The Hokkiens love their prawn noodles, known as "Hokkien Mee", as it originates from Fujian Province in Southern China, where the majority of George Town’s Chinese residents descended from.
“Mee” is the Hokkien word for “noodles”, as the dish utilises the classic thick, yellow-hued wheat noodles. In Fujian, the same dish is known as Prawn Noodles or Summer Noodles, as the peak season for prawn-fishing falls during the summer, and many Fujianese folks will also partake of the noodle dish then. The light, soupy noodles, with its trademark red-hued broth obtained from boiling prawn shells and prawn heads, is seen as a suitable dish for the hot summer months.
In Penang, the local version of the dish is much more intense in flavour, and spicy to boot, as ground red chillies are added to the broth to give it the signature reddish hue. For Penangites, nothing beats a good bowl of Hokkien Mee, and 888 Hokkien Mee (Lebuh Presgrave) serves a perfect rendition of the dish: a combination of Hokkien yellow noodles and thin rice vermicelli (called ”bee hoon” in Hokkien), immersed in a savoury-spicy prawn-pork broth. Garnishes include prawns, slivers of pork, hard-boiled egg, and fall-off-the-bone tender pork ribs. Crisp, golden-brown shallots round up the bowl of sheer deliciousness.
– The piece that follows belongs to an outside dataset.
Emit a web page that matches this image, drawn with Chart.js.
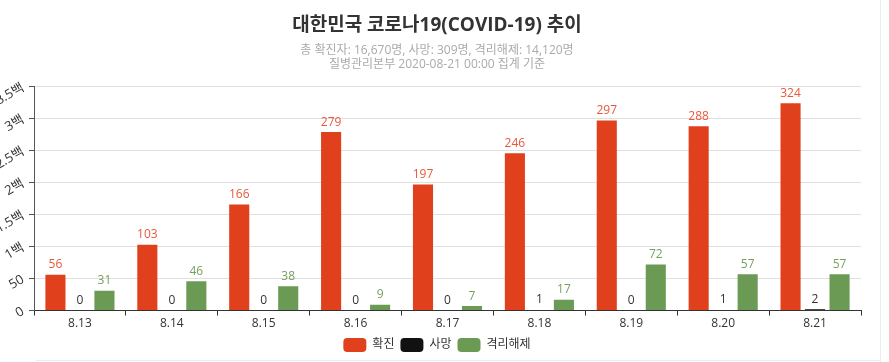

Her business name, “888 Hokkien Mee”, was suggested by a close Cantonese woman hawker friend who loved the auspiciousness of the sound, as “8” in Cantonese is a homophone of “Prosperity”.
888 Hokkien Mee (Lebuh Presgrave) was founded back in 1991 by 71-year-old Goh Poh Kim, a tiny, wiry woman with bright, intelligent eyes. Looking at her, one can feel the coiled-up energy contained within her compact, sinewy frame. Her restaurant opens at 3 p.m. sharp daily, except on Thursdays, when it is closed.
Customers start trickling in at around 2:45 p.m., and, before long, the slow trickle would have turned into a steady stream, with tables filling up quickly. By early evening, one will most likely have to join a long queue out on the sidewalk, awaiting one’s turn to order at the mobile pushcart located in front of the dining establishment.
Goh did not start off as a cook. From the time she was 19 till 38, she worked as a seamstress. She was match-made to marry young. Goh’s mother-in-law was a Hokkien Mee hawker veteran who ran a successful business since the 1970s, but she guarded her recipe closely and refused anyone, except her own daughter, to help run her business.
When the old lady passed on in 1991, Goh approached her sister-in-law to teach her how to cook the dish. As luck would have it, her sister-in-law was more than happy to share their family heirloom recipe. Goh made her big “mid-career” change and has never looked back since.
“It was really hard work at the beginning!”, Goh shared, “Everything was new to me: there were so many steps and so much work involved: peeling the shallots, de-shelling the prawns, boiling the prawns and the pork, sautéing the chilli paste... The large pots of soup broth were so heavy that I could barely lift them. I cried myself to sleep on many nights.”
But Goh persevered. For this brave, stubborn woman, her dogged will to succeed eventually saw her mastering the entire process to perfection. Looking at her today, confidently directing her kitchen crew, it’s hard to imagine her doing anything else.
Goh has a set routine that she adheres to: work starts early at home — around 8 a.m. to 9 a.m., where the chilli paste will be prepared — frying “chilli boh” (grounded red chilis), small purple onions, and garlic. Her son, Anson Ho, helps cook the chilli paste each morning, before he goes to work in his hairdressing salon. Ho's wife, Chloe Chong, is an insurance agent, but will come and help Goh manage their eatery on weekends when business gets really busy.
Meanwhile, over at her shop, a small crew of kitchen helpers are already busy with the various tasks at hand: unpacking the noodles, cleaning the vegetables, and boiling the prawns before de-shelling them. The prawn meat will be sautéed with chilli paste, to be used as garnishing later, whilst the prawn heads and shells will be ground, boiled further, and then sifted to produce the prawn stock.
For the eventual broth, the prawn stock will be boiled with pork bones, pork ribs, and pig’s trotters for about two hours. Salt and rock sugar are added. Goh quipped that the secret to a really good broth is simply: "the more prawns used, the better".
Customers love the rendition here as its pork-prawn broth has been described as having the perfect balance of flavours — light, savoury, and reminiscent of the old Fujian flavours of yore. The line of customers is endless, and the queue usually goes on till around 9:30 p.m. each evening, when everything is finally sold out.
Goh, untiring as always, will be in the midst of the cleaning-up action at the end of the day. “I love my work”, she smiles. Gesturing to her workers, she quips, “I let them do all the heavy lifting nowadays. I’m getting old.” But, looking at her determined expression, one gets the impression that this pocket dynamo of a woman is already looking forward to a new day.